Assessing the neuronal serotonergic target-based antidepressant stratagem: impact of in vivo interaction studies and knockout models

Abstract

Depression remains a challenge in the field of affective neuroscience, despite a steady research progress. Six out of nine basic antidepressant mechanisms rely on serotonin neurotransmitter system. Preclinical studies have demonstrated the significance of serotonin receptors (5-HT(1-3,6,7)), its signal transduction pathways and classical down stream targets (including neurotrophins, neurokinins, other peptides and their receptors) in antidepressant drug action. Serotonergic control of depression embraces the recent molecular requirements such as influence on proliferation, neurogenesis, plasticity, synaptic (re)modeling and transmission in the central nervous system. The present progress report analyses the credibility of each protein as therapeutically relevant target of depression. In vivo interaction studies and knockout models which identified these targets are foreseen to unearth new ligands and help them transform to drug candidates. The importance of the antidepressant assay selection at the preclinical level using salient animal models/assay systems is discussed. Such test batteries would definitely provide antidepressants with faster onset, efficacy in resistant (and co-morbid) types and with least adverse effects. Apart from the selective ligands, only those molecules which bring an overall harmony, by virtue of their affinities to various receptor subtypes, could qualify as effective antidepressants. Synchronised modulation of various serotonergic sub-pathways is the basis for a unique and balanced antidepressant profile, as that of fluoxetine (most exploited antidepressant) and such a profile may be considered as a template for the upcoming antidepressants. In conclusion, 5-HT based multi-targeted antidepressant drug discovery supported by in vivo interaction studies and knockout models is advocated as a strategy to provide classic molecules for clinical trials.
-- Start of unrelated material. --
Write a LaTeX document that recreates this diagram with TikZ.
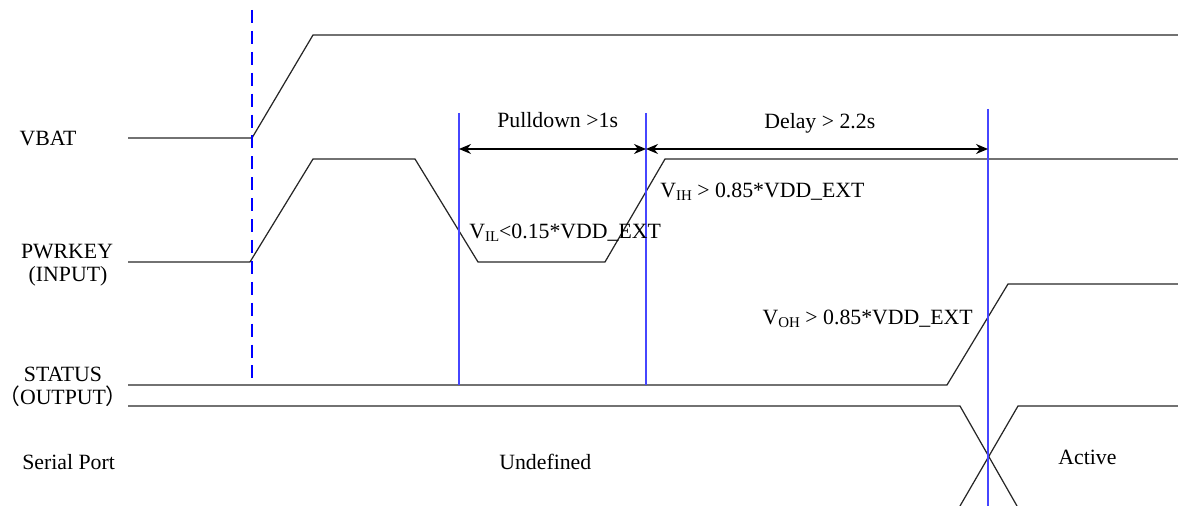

Keywords: Serotonin; depression; interaction studies; knockout models; preclinical screening; target.; trophic factors.

Fig. (1)

Schematic representation of different antidepressant mechanisms at the serotonergic synapse. The diagram depicts only those possible sites of action which have been associated with the molecular basis of depression till date. The SSRIs, SNRIs and SARIs inhibit 5-HT reuptake by acting on the transporter. SARIs also block the postsynaptic 5-HT₂ receptors. MAO inhibitors prevent 5-HT breakdown thereby increasing the synaptic concentrations. NaSSAs (α₂ antagonists) block postsynaptic 5-HT₂ and 5-HT₃ receptors. SREs, enhance the presynaptic 5-HT uptake and also prevent the susceptibility of 5-HT to MAO.

Fig. (2)

A simplified schematic representation of cellular events involving the neuronal metabotropic 5-HT receptors associated with depression. 5-HT_2,6,7 subtypes are post-synaptic receptors, whereas 5-HT_1A is a somatodendritic autoreceptor. To simplify the cellular events, all the receptors (somatodendritic and post-synaptic) have been depicted in a single diagram. The 5-HT_{1, 6, 7} and 5-HT₂ receptors through cAMP-PK and IP3–Ca²⁺ dependent protein kinase secondary messenger systems influence CREB. The agonists of 5-HT₆, or the antagonists of 5-HT₇ facilitate glutamate release. Increase in extracellular concentration of glutamate activates BDNF through AMPA receptors. BDNF and TrkB are target genes for CREB (transcription factor). BDNF in turn activates Arc. Altered expression of BDNF, CREB, TrkB and Arc are of potential benefit in depression. (Based on references [77] and [230]).